一般道では更にスピード超過を気にする頻度が増え、怒涛の加速も次の赤信号や一時停止で減速するから無意味かつ危険でしかありません。
そして真夏の東北弾丸ツーリングに出かけたときのこと。
高速道路は渋滞だらけ、一般道も渋滞と信号待ちで停車→発進→低速走行の繰り返しで、股下のエンジンから立ち上がる高熱に全身が包み込まれ、真夏の熱気とも相まって灼熱地獄になるだけでなく、水温計の温度が上がりラジエーターファンが回り続けてオーバーヒートの心配も絶えませんでした。
そんな数日間のツーリングから帰宅し、旅の思い出が「スピード超過と暑さとオーバーヒートに注意力を奪われ続け、旅先の思い出は少しだけ」でした。
そのとき悟った正直な気持ちはSNSに書き残してあります。
ディーラーに並ぶ高性能大型バイクを見たときの確信
ツーリングから約1年後、故障が発生したこととリコールの通知を頂いたこともありBMW正規ディーラーに行き、点検と修理見積もりを待っている間にディーラー内に展示されている新車を一台ずつ眺めていました。
K1600、R1250GS、S1000RR…どれも最新の高級高性能マシンばかりで憧れるライダーも多いでしょう。かつて大型バイク一辺倒だった頃の私であれば楽しく眺めたはずだったのに、その展示車を見ても「こんな大型バイクに乗ってもスピード超過と酷暑とオーバーヒートが気になるだけで辛いだろうな」としか思えず、小型であるはずのC600さえ無駄に大きく暑苦しそうに見えました。
引用元 : https://www.bmw-motorrad.de/
真夏の弾丸東北ツーリングで体験した、市街地で何度も信号待ち・高速なのに渋滞で数十kmモタモタ徐行・速く走れてもスピード取締を気にしてばかり、という絶望的な苦行シーンが蘇ったと共にK1300Sに乗り続ける意欲が急に失せてしまいました。
店員さんから修理見積りの回答を頂いて即、
「このまま買い取りしていただけますか?」
と言ってしまいました。
続けて買取見積もりを依頼し、おおよそ想定通りの金額が提示されディーラーにK1300Sを置き去りにして帰宅しました。書類や付属パーツを後日ディーラーに届けて買取契約書にサインし、大型二輪免許取得から大型バイクを絶やさなかった私の大型バイクライフがここで一旦途切れました。

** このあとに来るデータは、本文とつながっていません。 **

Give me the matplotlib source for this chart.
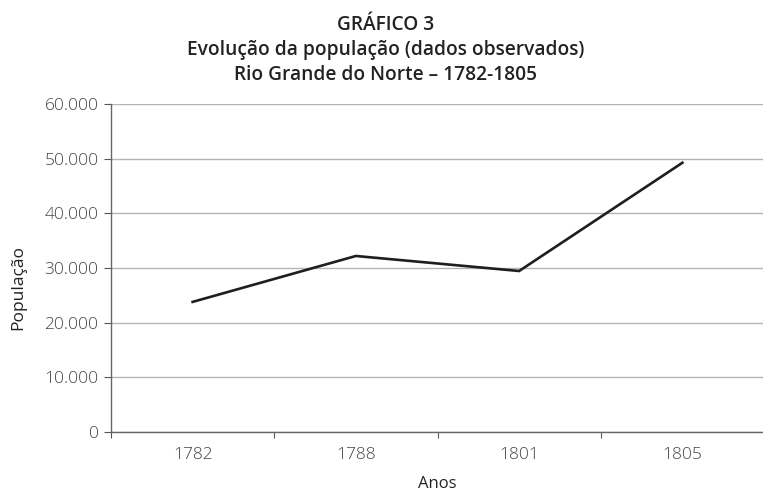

久しぶりにバイクの無い生活となりつつも、1年以上前から気になっていたSUPRA GTR150を本気で購入検討し始め、徹底的に下調べをしたうえで契約・納車となりました。大型バイクも一通り候補に挙げましたがどれも決定的に欲しいとは思えませんでした。
150ccバイクに乗り換えて満足度UP・精神的負担DOWN
納車後間もなく例の感染症大流行が始まり外出自粛によりバイクに乗る機会は激減しましたが、納車されて久しぶりに乗った小さなバイクは加速も最高速も150cc相応なれど、交通の流れに自然に乗れて不要なスピードや加速も無く、騒音も静かでストレスが大幅に減りました。
大型バイクで運転に集中していた頃には気付けなかった周囲の景色、建物、音に気が向くようになり、ちょっとした外出でも楽しくなりました。大型バイクに乗っていたことで出来た人間関係も乗り換えが原因で希薄になることもなく、むしろマイナー車に乗り換えたことで新たに知り合える人も増えました。
自分の気持ちに素直に従っただけ
多々書き連ねましたが大型バイクを否定しているわけではなく、今でも大型バイクは大好きなままです。新型の大型バイク発売のニュースリリースがあれば一通り目を通し、今でも欲しい大型バイクがあって実走レポートを読んだり観たりしているくらいです。大型二輪免許を持っているか否かは関係無く、単に自分の方向性が変わり自分の気持ちに素直に従っただけでした。
今後また気分次第で大型バイクに再び乗ることになるかもしれませんが、バイクが変わっても自分の気持ちにウソをつかずより満足度の高いバイクライフを送りたいと思います。